Researchers have developed a method to generate elemental maps of nanoparticles and soft/biomaterials in frozen solvent using cryo-transmission electron microscopy (cryo-TEM) combined with electron energy loss spectroscopy (EELS). By carefully managing image alignment and drift between exposures, the team from Tohoku University, Japan, reliably detected and mapped key elements – even in nanoparticles as small as 10 nm.
They demonstrated this by mapping silica, carbon, phosphorus, and calcium in biologically relevant systems such as protein-coated nanoparticles and hydroxyapatite.
“It’s a step forward in being able to visualize not just what a sample looks like under cryo conditions, but what it’s made of – with nanometer-scale resolution,” says Koji Yonekura, Professor of Institute of Multidisciplinary Research for Advanced Materials (IMRAM) and co-authors, Daisuke Unabara, Tasuku Hamaguchi and Yohei Sato, of the study.
The new method could enable advanced analysis of various materials, including biomaterials, medical materials, food, catalysts, and inks.
Yonekura and Hamaguchi come from the field of cryo-EM for structural biology – mainly working on proteins. “But in recent years, we’ve seen growing interest from the materials science side, especially from researchers who want to study soft materials and nanoparticles in their native, hydrated states,” say Hamaguchi and Yonekura. “That made us wonder: if cryo-EM is already powerful enough to visualize proteins at near-atomic resolution with very high sensitivity, why not apply the same principles to elemental mapping?”
The main challenge of elemental mapping in frozen solvents is signal-to-noise – frozen water adds background, and the elements researchers usually care about (such as carbon or phosphorus) produce weak signals.
“We realized that the high-resolution, low-dose techniques we use in biology, combined with careful image correction, could help overcome those limitations,” says Yonekura.
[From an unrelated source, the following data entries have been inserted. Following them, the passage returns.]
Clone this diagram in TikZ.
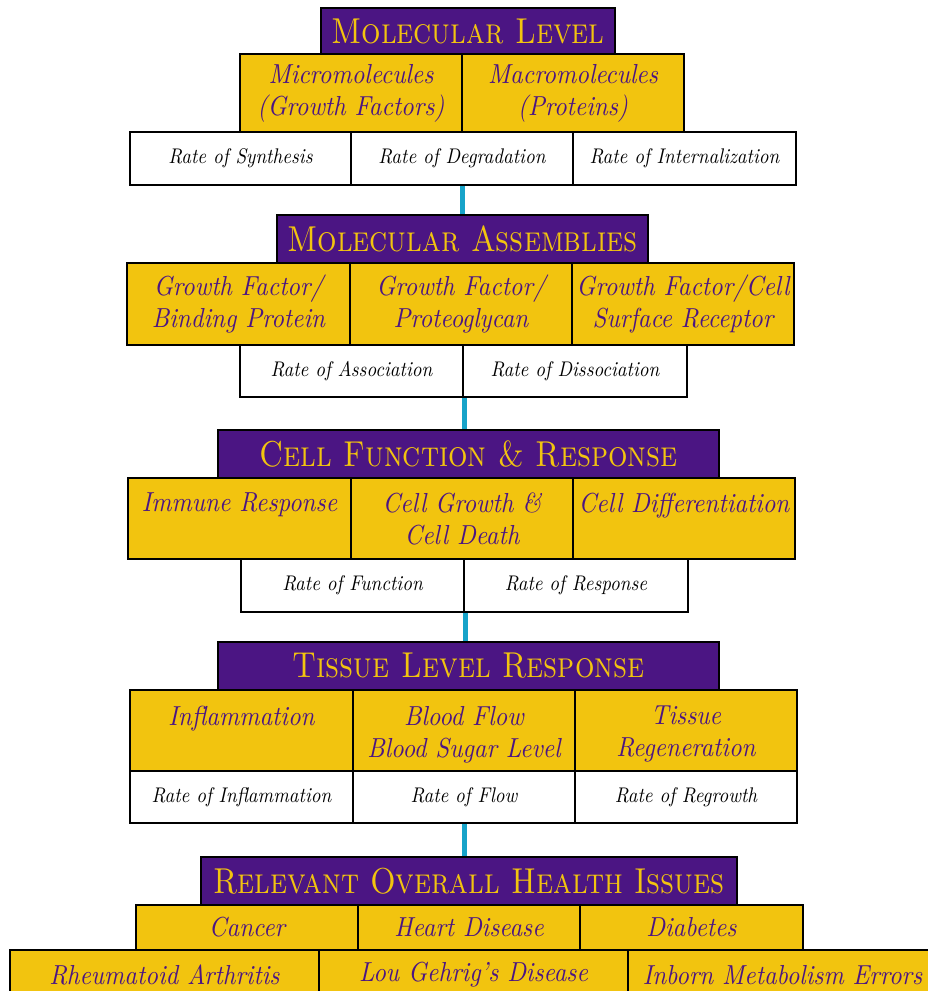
\documentclass[tikz,border=0pt]{standalone}
\usepackage{fontspec}
\usepackage{graphicx}
\newfontfamily\itten{lmroman10-italic.otf}[FakeStretch=0.9]
\definecolor{purp}{HTML}{4B1583}
\definecolor{gold}{HTML}{F2C40F}
\definecolor{cyanline}{HTML}{17A3C9}
\newcommand{\ttltext}[1]{\scalebox{0.85}[1]{\fontsize{36}{40}\selectfont\scshape #1}}
\begin{document}
\begin{tikzpicture}[x=1pt,y=-1pt,
  ttlbox/.style={draw=black, line width=2.4pt, fill=purp, text=gold, inner sep=0pt},
  ybox/.style={draw=black, line width=2.4pt, fill=gold, text=purp, inner sep=0pt, align=center, font=\itten\fontsize{27.5}{32}\selectfont},
  wbox/.style={draw=black, line width=2.4pt, fill=white, text=black, inner sep=0pt, font=\itten\fontsize{21.2}{24}\selectfont},
  ytext/.style={text=purp, inner sep=0pt, align=center, anchor=north, font=\itten\fontsize{27.5}{32}\selectfont},
  link/.style={draw=cyanline, line width=5pt}]
\useasboundingbox (0,0) rectangle (928,991);
\clip (0,0) rectangle (928,991);
% ---------- Section 1
\node[ybox, minimum width=222, minimum height=78] (y1a) at (351,93) {Micromolecules\\(Growth Factors)};
\node[ybox, minimum width=222, minimum height=78] (y1b) at (573,93) {Macromolecules\\(Proteins)};
\node[ttlbox, minimum width=294, minimum height=46] (t1) at (468,31) {\ttltext{Molecular Level}};
\node[wbox, minimum width=221, minimum height=53] (w1a) at (240.5,158.5) {Rate of Synthesis};
\node[wbox, minimum width=222, minimum height=53] (w1b) at (462,158.5) {Rate of Degradation};
\node[wbox, minimum width=223, minimum height=53] (w1c) at (684.5,158.5) {Rate of Internalization};
% ---------- Section 2
\node[ybox, minimum width=223, minimum height=82] (y2a) at (238.5,304) {Growth Factor/\\Binding Protein};
\node[ybox, minimum width=222, minimum height=82] (y2b) at (461,304) {Growth Factor/\\Proteoglycan};
\node[ybox, minimum width=222, minimum height=82] (y2c) at (683,304) {Growth Factor/Cell\\Surface Receptor};
\node[ttlbox, minimum width=371, minimum height=48] (t2) at (462.5,239) {\ttltext{Molecular Assemblies}};
\node[wbox, minimum width=223, minimum height=52] (w2a) at (351.5,371) {Rate of Association};
\node[wbox, minimum width=224, minimum height=52] (w2b) at (575,371) {Rate of Dissociation};
% ---------- Section 3
\node[ybox, minimum width=223, minimum height=81] (y3a) at (239.5,518.5) {};
\node[ybox, minimum width=222, minimum height=81] (y3b) at (462,518.5) {};
\node[ybox, minimum width=222, minimum height=81] (y3c) at (684,518.5) {};
\node[ytext] (y3at) at (239.5,493) {Immune Response};
\node[ytext] (y3bt) at (462,493) {Cell Growth \&\\Cell Death};
\node[ytext] (y3ct) at (684,493) {Cell Differentiation};
\node[ttlbox, minimum width=501, minimum height=48] (t3) at (468.5,454) {\ttltext{Cell Function \& Response}};
\node[wbox, minimum width=223, minimum height=53] (w3a) at (352.5,585.5) {Rate of Function};
\node[wbox, minimum width=224, minimum height=53] (w3b) at (576,585.5) {Rate of Response};
% ---------- Section 4
\node[ybox, minimum width=223, minimum height=81] (y4a) at (241.5,730.5) {};
\node[ybox, minimum width=222, minimum height=81] (y4b) at (464,730.5) {};
\node[ybox, minimum width=222, minimum height=81] (y4c) at (686,730.5) {};
\node[ytext] (y4at) at (241.5,706) {Inflammation};
\node[ytext] (y4bt) at (464,706) {Blood Flow\\Blood Sugar Level};
\node[ytext] (y4ct) at (686,706) {Tissue\\Regeneration};
\node[ttlbox, minimum width=501, minimum height=48] (t4) at (468.5,666) {\ttltext{Tissue Level Response}};
\node[wbox, minimum width=223, minimum height=52] (w4a) at (241.5,797) {Rate of Inflammation};
\node[wbox, minimum width=222, minimum height=52] (w4b) at (464,797) {Rate of Flow};
\node[wbox, minimum width=222, minimum height=52] (w4c) at (686,797) {Rate of Regrowth};
% ---------- Section 5
\node[ybox, minimum width=222, minimum height=45] (y5a) at (247,927.5) {Cancer};
\node[ybox, minimum width=222, minimum height=45] (y5b) at (469,927.5) {Heart Disease};
\node[ybox, minimum width=223, minimum height=45] (y5c) at (691.5,927.5) {Diabetes};
\node[ttlbox, minimum width=536, minimum height=48] (t5) at (469,881) {\ttltext{Relevant Overall Health Issues}};
\node[ybox, minimum width=309, minimum height=50] (y6a) at (164.5,975) {Rheumatoid Arthritis};
\node[ybox, minimum width=309, minimum height=50] (y6b) at (473.5,975) {Lou Gehrig’s Disease};
\node[ybox, minimum width=309, minimum height=50] (y6c) at (782.5,975) {Inborn Metabolism Errors};
% ---------- connectors
\draw[link] (w1b.south) -- (w1b.south |- t2.north);
\draw[link] (w2a.south east) -- (w2a.south east |- t3.north);
\draw[link] (w3a.south east) -- (w3a.south east |- t4.north);
\draw[link] (w4b.south) -- (w4b.south |- t5.north);
\end{tikzpicture}
\end{document}
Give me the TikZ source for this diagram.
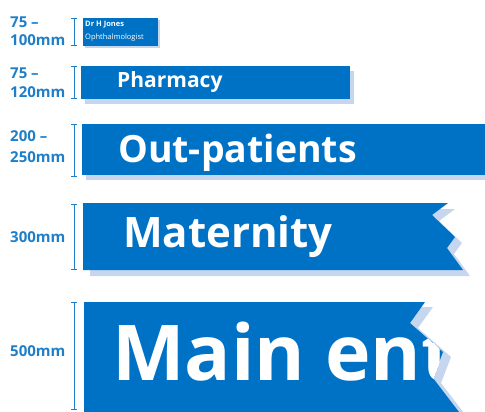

“What surprised us most was that we were able to detect extremely weak core-loss signals from the protein coating – despite its high sensitivity to electron irradiation,” he says. “With careful dose management and signal extraction, we managed to pull out reliable elemental information even under such challenging conditions. This finding really expanded our expectations for what’s possible in cryo-EELS of bio and soft materials.”
The researchers believe that their technique can be immediately applied to liquid-phase bio/soft materials to clarify whether specific elemental components have been successfully introduced, and whether the intended chemical modifications are truly achieved – by combining high-resolution morphological observations with elemental mapping, and doing so without any special treatment.
“We’d like to see many such applications in the near future,” they say. “Being able to directly confirm both structure and composition at the nanoscale would be invaluable for optimizing these materials and understanding their functions.”
The study brought together imaging, spectroscopy, and computational tools – the kind of integration Unabara, Hamaguchi, Sato and Yonekura see as essential for the future of analytical science.
“Analytical challenges today often can’t be solved with a single tool or technique,” they say. “We need hybrid approaches – especially when working at the nanoscale or in complex biological systems. In our case, combining imaging with EELS required careful calibration and computational corrections to get meaningful data. Without image alignment, drift correction, and signal optimization, the maps would’ve been too noisy or inaccurate. So yes, we think the future of analytical science lies in smart integration – where we tailor the method to the question, not the other way around.”